Aim of the exercise →
Will you extract the entries word for word? Images should not appear in the copy.

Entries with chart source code
------
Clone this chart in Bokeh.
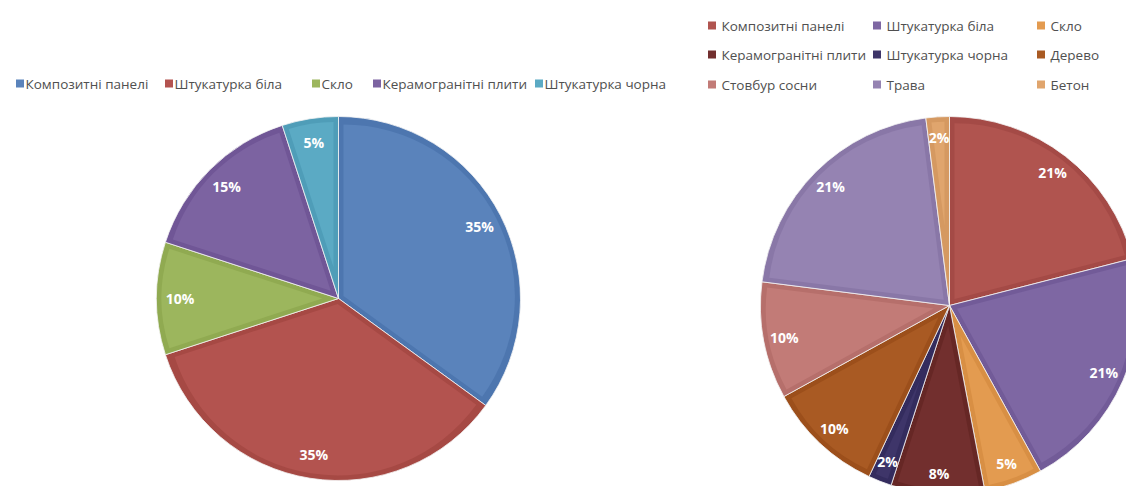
import math
from bokeh.plotting import figure
from bokeh.models import Range1d, ColumnDataSource
from bokeh.core.properties import value
from bokeh.embed import file_html
from bokeh.resources import INLINE

# ---------------- data ----------------
left_categories = ["Композитні панелі", "Штукатурка біла", "Скло",
                   "Керамогранітні плити", "Штукатурка чорна"]
left_values = [35, 35, 10, 15, 5]
left_colors = ["#5A83BB", "#B3534F", "#9CB65D", "#7C63A1", "#5BAAC4"]
left_border = ["#4D76AF", "#A64944", "#90AA51", "#705696", "#4F9DB8"]

right_categories = ["Композитні панелі", "Штукатурка біла", "Скло",
                    "Керамогранітні плити", "Штукатурка чорна", "Дерево",
                    "Стовбур сосни", "Трава", "Бетон"]
right_values = [21, 21, 5, 8, 2, 10, 10, 21, 2]
right_colors = ["#B0544F", "#7E67A3", "#E39B50", "#722F2E", "#3E3569",
                "#A95A23", "#C27B77", "#9583B2", "#E0A56D"]
right_border = ["#A44A46", "#725B98", "#D88F44", "#662725", "#342C5E",
                "#9C4F1B", "#B66F6B", "#8977A7", "#D59961"]

# ---------------- layout ----------------
W, H = 1126, 486

def sy(v):
    return H - v

p = figure(width=W, height=H, output_backend="svg", toolbar_location=None,
           x_range=Range1d(0, W), y_range=Range1d(0, H),
           min_border=0, x_axis_location=None, y_axis_location=None,
           outline_line_color=None, background_fill_color="white",
           border_fill_color="white")
p.grid.visible = False

FONT = "Open Sans"
BORDER = 5


def draw_pie(cx, cy, r, values, colors, borders, label_frac):
    total = float(sum(values))
    cum = 0.0
    xs, ys, rs, st, en, cl = [], [], [], [], [], []
    ixs, iys, irs, ist, ien, icl = [], [], [], [], [], []
    lx, ly, lt = [], [], []
    for v, c, b in zip(values, colors, borders):
        f = v / total
        a0 = math.pi / 2 - 2 * math.pi * cum
        a1 = math.pi / 2 - 2 * math.pi * (cum + f)
        xs.append(cx); ys.append(sy(cy)); rs.append(r)
        st.append(a0); en.append(a1); cl.append(b)
        half = math.pi * f
        mid = math.pi / 2 - 2 * math.pi * (cum + f / 2)
        shift = BORDER / math.sin(half)
        rr = r - BORDER - shift
        if rr > 0:
            ixs.append(cx + shift * math.cos(mid))
            iys.append(sy(cy) + shift * math.sin(mid))
            irs.append(rr); ist.append(a0); ien.append(a1); icl.append(c)
        lx.append(cx + label_frac * r * math.cos(mid))
        ly.append(sy(cy) + label_frac * r * math.sin(mid))
        lt.append(f"{round(v / total * 100):.0f}%")
        cum += f
    src = ColumnDataSource(dict(x=xs, y=ys, r=rs, s=st, e=en, c=cl))
    p.wedge(x="x", y="y", radius="r", radius_units="screen", start_angle="s",
            end_angle="e", direction="clock", fill_color="c",
            line_color="#F4F4F4", line_width=0.8, source=src)
    isrc = ColumnDataSource(dict(x=ixs, y=iys, r=irs, s=ist, e=ien, c=icl))
    p.wedge(x="x", y="y", radius="r", radius_units="screen", start_angle="s",
            end_angle="e", direction="clock", fill_color="c",
            line_color=None, source=isrc)
    lsrc = ColumnDataSource(dict(x=lx, y=ly, t=lt))
    p.text(x="x", y="y", text="t", source=lsrc, text_color="white",
           text_font=value(FONT), text_font_style="bold",
           text_font_size="14px", text_align="center",
           text_baseline="middle")


draw_pie(338, 298, 182, left_values, left_colors, left_border, 0.87)
draw_pie(949, 305, 189, right_values, right_colors, right_border, 0.89)

# ---------------- legends ----------------
left_leg_x = [16, 165, 312, 373, 535]
left_leg_y = 83
sq = ColumnDataSource(dict(x=[x + 3.5 for x in left_leg_x],
                           y=[sy(left_leg_y)] * len(left_leg_x),
                           c=left_colors))
p.scatter(x="x", y="y", marker="square", size=8, fill_color="c",
          line_color=None, source=sq)
tx = ColumnDataSource(dict(x=[x + 9 for x in left_leg_x],
                           y=[sy(left_leg_y)] * len(left_leg_x),
                           t=left_categories))
p.text(x="x", y="y", text="t", source=tx, text_color="#505050",
       text_font=value(FONT), text_font_size="13.5px", text_align="left",
       text_baseline="middle")

col_x = [708, 873, 1037]
row_y = [25, 54, 84]
rx, ry = [], []
for i in range(len(right_categories)):
    rx.append(col_x[i % 3]); ry.append(sy(row_y[i // 3]))
sq2 = ColumnDataSource(dict(x=[x + 3.5 for x in rx], y=ry, c=right_colors))
p.scatter(x="x", y="y", marker="square", size=8, fill_color="c",
          line_color=None, source=sq2)
tx2 = ColumnDataSource(dict(x=[x + 13 for x in rx], y=ry, t=right_categories))
p.text(x="x", y="y", text="t", source=tx2, text_color="#505050",
       text_font=value(FONT), text_font_size="13.5px", text_align="left",
       text_baseline="middle")

open("out.html", "w").write(file_html(p, INLINE))
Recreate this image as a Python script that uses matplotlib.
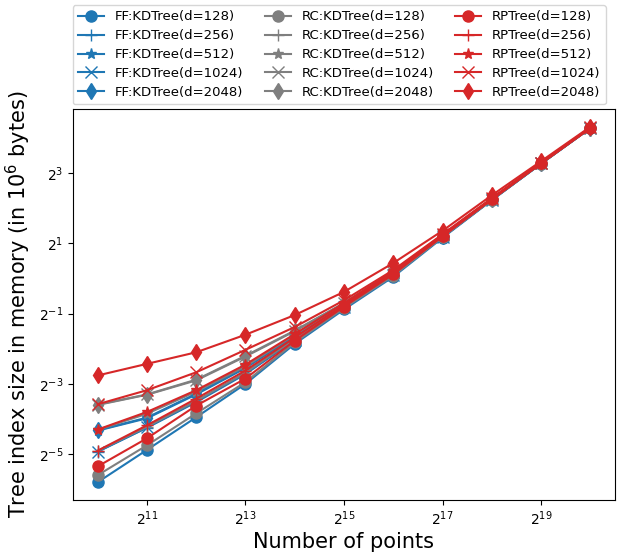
------
Reply →
Clone this chart in Bokeh.
import math
from bokeh.plotting import figure
from bokeh.models import Range1d, ColumnDataSource
from bokeh.core.properties import value
from bokeh.embed import file_html
from bokeh.resources import INLINE

# ---------------- data ----------------
left_categories = ["Композитні панелі", "Штукатурка біла", "Скло",
                   "Керамогранітні плити", "Штукатурка чорна"]
left_values = [35, 35, 10, 15, 5]
left_colors = ["#5A83BB", "#B3534F", "#9CB65D", "#7C63A1", "#5BAAC4"]
left_border = ["#4D76AF", "#A64944", "#90AA51", "#705696", "#4F9DB8"]

right_categories = ["Композитні панелі", "Штукатурка біла", "Скло",
                    "Керамогранітні плити", "Штукатурка чорна", "Дерево",
                    "Стовбур сосни", "Трава", "Бетон"]
right_values = [21, 21, 5, 8, 2, 10, 10, 21, 2]
right_colors = ["#B0544F", "#7E67A3", "#E39B50", "#722F2E", "#3E3569",
                "#A95A23", "#C27B77", "#9583B2", "#E0A56D"]
right_border = ["#A44A46", "#725B98", "#D88F44", "#662725", "#342C5E",
                "#9C4F1B", "#B66F6B", "#8977A7", "#D59961"]

# ---------------- layout ----------------
W, H = 1126, 486

def sy(v):
    return H - v

p = figure(width=W, height=H, output_backend="svg", toolbar_location=None,
           x_range=Range1d(0, W), y_range=Range1d(0, H),
           min_border=0, x_axis_location=None, y_axis_location=None,
           outline_line_color=None, background_fill_color="white",
           border_fill_color="white")
p.grid.visible = False

FONT = "Open Sans"
BORDER = 5


def draw_pie(cx, cy, r, values, colors, borders, label_frac):
    total = float(sum(values))
    cum = 0.0
    xs, ys, rs, st, en, cl = [], [], [], [], [], []
    ixs, iys, irs, ist, ien, icl = [], [], [], [], [], []
    lx, ly, lt = [], [], []
    for v, c, b in zip(values, colors, borders):
        f = v / total
        a0 = math.pi / 2 - 2 * math.pi * cum
        a1 = math.pi / 2 - 2 * math.pi * (cum + f)
        xs.append(cx); ys.append(sy(cy)); rs.append(r)
        st.append(a0); en.append(a1); cl.append(b)
        half = math.pi * f
        mid = math.pi / 2 - 2 * math.pi * (cum + f / 2)
        shift = BORDER / math.sin(half)
        rr = r - BORDER - shift
        if rr > 0:
            ixs.append(cx + shift * math.cos(mid))
            iys.append(sy(cy) + shift * math.sin(mid))
            irs.append(rr); ist.append(a0); ien.append(a1); icl.append(c)
        lx.append(cx + label_frac * r * math.cos(mid))
        ly.append(sy(cy) + label_frac * r * math.sin(mid))
        lt.append(f"{round(v / total * 100):.0f}%")
        cum += f
    src = ColumnDataSource(dict(x=xs, y=ys, r=rs, s=st, e=en, c=cl))
    p.wedge(x="x", y="y", radius="r", radius_units="screen", start_angle="s",
            end_angle="e", direction="clock", fill_color="c",
            line_color="#F4F4F4", line_width=0.8, source=src)
    isrc = ColumnDataSource(dict(x=ixs, y=iys, r=irs, s=ist, e=ien, c=icl))
    p.wedge(x="x", y="y", radius="r", radius_units="screen", start_angle="s",
            end_angle="e", direction="clock", fill_color="c",
            line_color=None, source=isrc)
    lsrc = ColumnDataSource(dict(x=lx, y=ly, t=lt))
    p.text(x="x", y="y", text="t", source=lsrc, text_color="white",
           text_font=value(FONT), text_font_style="bold",
           text_font_size="14px", text_align="center",
           text_baseline="middle")


draw_pie(338, 298, 182, left_values, left_colors, left_border, 0.87)
draw_pie(949, 305, 189, right_values, right_colors, right_border, 0.89)

# ---------------- legends ----------------
left_leg_x = [16, 165, 312, 373, 535]
left_leg_y = 83
sq = ColumnDataSource(dict(x=[x + 3.5 for x in left_leg_x],
                           y=[sy(left_leg_y)] * len(left_leg_x),
                           c=left_colors))
p.scatter(x="x", y="y", marker="square", size=8, fill_color="c",
          line_color=None, source=sq)
tx = ColumnDataSource(dict(x=[x + 9 for x in left_leg_x],
                           y=[sy(left_leg_y)] * len(left_leg_x),
                           t=left_categories))
p.text(x="x", y="y", text="t", source=tx, text_color="#505050",
       text_font=value(FONT), text_font_size="13.5px", text_align="left",
       text_baseline="middle")

col_x = [708, 873, 1037]
row_y = [25, 54, 84]
rx, ry = [], []
for i in range(len(right_categories)):
    rx.append(col_x[i % 3]); ry.append(sy(row_y[i // 3]))
sq2 = ColumnDataSource(dict(x=[x + 3.5 for x in rx], y=ry, c=right_colors))
p.scatter(x="x", y="y", marker="square", size=8, fill_color="c",
          line_color=None, source=sq2)
tx2 = ColumnDataSource(dict(x=[x + 13 for x in rx], y=ry, t=right_categories))
p.text(x="x", y="y", text="t", source=tx2, text_color="#505050",
       text_font=value(FONT), text_font_size="13.5px", text_align="left",
       text_baseline="middle")

open("out.html", "w").write(file_html(p, INLINE))
Recreate this image as a Python script that uses matplotlib.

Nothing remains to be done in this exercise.